Return all of the data exactly as written, without the pictures.

Stored data:
+ + + + + + +

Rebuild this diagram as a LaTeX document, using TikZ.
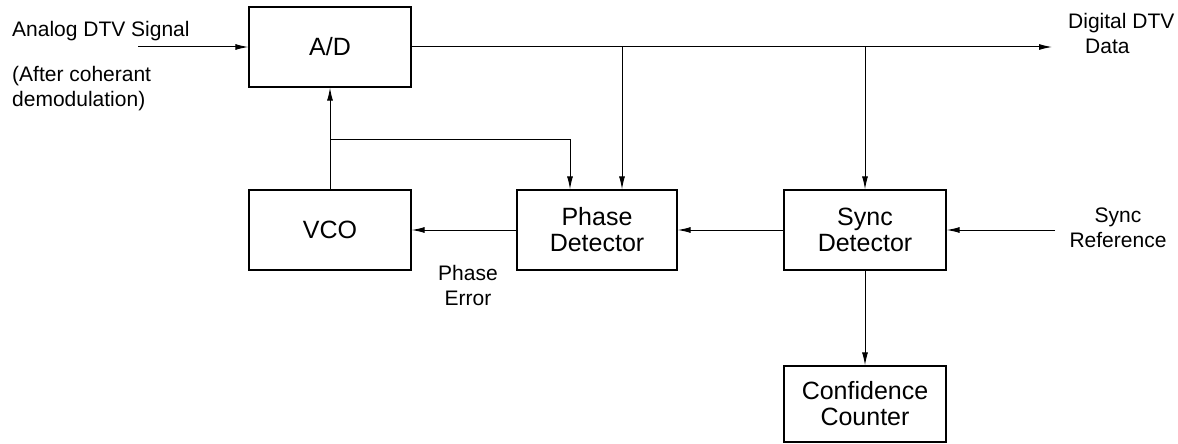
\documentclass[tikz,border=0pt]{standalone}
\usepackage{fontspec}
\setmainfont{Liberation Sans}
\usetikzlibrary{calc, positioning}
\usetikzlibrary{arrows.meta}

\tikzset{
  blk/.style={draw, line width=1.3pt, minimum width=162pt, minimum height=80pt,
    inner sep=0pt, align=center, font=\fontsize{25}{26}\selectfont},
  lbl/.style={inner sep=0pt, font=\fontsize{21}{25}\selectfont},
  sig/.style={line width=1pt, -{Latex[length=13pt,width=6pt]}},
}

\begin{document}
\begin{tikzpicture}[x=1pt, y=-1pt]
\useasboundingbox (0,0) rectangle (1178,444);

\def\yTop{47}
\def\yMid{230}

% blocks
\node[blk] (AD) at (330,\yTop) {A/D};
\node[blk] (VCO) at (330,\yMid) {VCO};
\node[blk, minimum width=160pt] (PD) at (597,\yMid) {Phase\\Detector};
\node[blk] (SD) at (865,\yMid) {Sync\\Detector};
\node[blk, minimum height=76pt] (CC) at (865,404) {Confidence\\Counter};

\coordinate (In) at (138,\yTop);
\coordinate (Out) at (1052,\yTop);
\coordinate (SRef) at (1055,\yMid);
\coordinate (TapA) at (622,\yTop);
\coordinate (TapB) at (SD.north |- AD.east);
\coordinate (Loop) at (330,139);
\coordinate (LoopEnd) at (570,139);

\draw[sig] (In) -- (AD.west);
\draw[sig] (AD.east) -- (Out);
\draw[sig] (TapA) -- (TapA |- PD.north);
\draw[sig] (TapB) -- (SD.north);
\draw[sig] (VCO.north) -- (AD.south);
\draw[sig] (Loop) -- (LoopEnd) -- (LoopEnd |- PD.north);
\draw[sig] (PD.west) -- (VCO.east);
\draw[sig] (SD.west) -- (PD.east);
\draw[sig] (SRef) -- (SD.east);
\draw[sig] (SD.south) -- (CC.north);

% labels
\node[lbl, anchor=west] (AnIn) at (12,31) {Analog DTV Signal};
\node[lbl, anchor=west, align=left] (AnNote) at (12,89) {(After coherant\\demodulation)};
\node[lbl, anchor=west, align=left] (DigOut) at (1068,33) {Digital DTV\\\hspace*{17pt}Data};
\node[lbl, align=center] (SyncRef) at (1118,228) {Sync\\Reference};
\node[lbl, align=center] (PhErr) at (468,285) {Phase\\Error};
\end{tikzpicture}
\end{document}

+ + + + + + +

Finished answer:
Rebuild this diagram as a LaTeX document, using TikZ.
\documentclass[tikz,border=0pt]{standalone}
\usepackage{fontspec}
\setmainfont{Liberation Sans}
\usetikzlibrary{calc, positioning}
\usetikzlibrary{arrows.meta}

\tikzset{
  blk/.style={draw, line width=1.3pt, minimum width=162pt, minimum height=80pt,
    inner sep=0pt, align=center, font=\fontsize{25}{26}\selectfont},
  lbl/.style={inner sep=0pt, font=\fontsize{21}{25}\selectfont},
  sig/.style={line width=1pt, -{Latex[length=13pt,width=6pt]}},
}

\begin{document}
\begin{tikzpicture}[x=1pt, y=-1pt]
\useasboundingbox (0,0) rectangle (1178,444);

\def\yTop{47}
\def\yMid{230}

% blocks
\node[blk] (AD) at (330,\yTop) {A/D};
\node[blk] (VCO) at (330,\yMid) {VCO};
\node[blk, minimum width=160pt] (PD) at (597,\yMid) {Phase\\Detector};
\node[blk] (SD) at (865,\yMid) {Sync\\Detector};
\node[blk, minimum height=76pt] (CC) at (865,404) {Confidence\\Counter};

\coordinate (In) at (138,\yTop);
\coordinate (Out) at (1052,\yTop);
\coordinate (SRef) at (1055,\yMid);
\coordinate (TapA) at (622,\yTop);
\coordinate (TapB) at (SD.north |- AD.east);
\coordinate (Loop) at (330,139);
\coordinate (LoopEnd) at (570,139);

\draw[sig] (In) -- (AD.west);
\draw[sig] (AD.east) -- (Out);
\draw[sig] (TapA) -- (TapA |- PD.north);
\draw[sig] (TapB) -- (SD.north);
\draw[sig] (VCO.north) -- (AD.south);
\draw[sig] (Loop) -- (LoopEnd) -- (LoopEnd |- PD.north);
\draw[sig] (PD.west) -- (VCO.east);
\draw[sig] (SD.west) -- (PD.east);
\draw[sig] (SRef) -- (SD.east);
\draw[sig] (SD.south) -- (CC.north);

% labels
\node[lbl, anchor=west] (AnIn) at (12,31) {Analog DTV Signal};
\node[lbl, anchor=west, align=left] (AnNote) at (12,89) {(After coherant\\demodulation)};
\node[lbl, anchor=west, align=left] (DigOut) at (1068,33) {Digital DTV\\\hspace*{17pt}Data};
\node[lbl, align=center] (SyncRef) at (1118,228) {Sync\\Reference};
\node[lbl, align=center] (PhErr) at (468,285) {Phase\\Error};
\end{tikzpicture}
\end{document}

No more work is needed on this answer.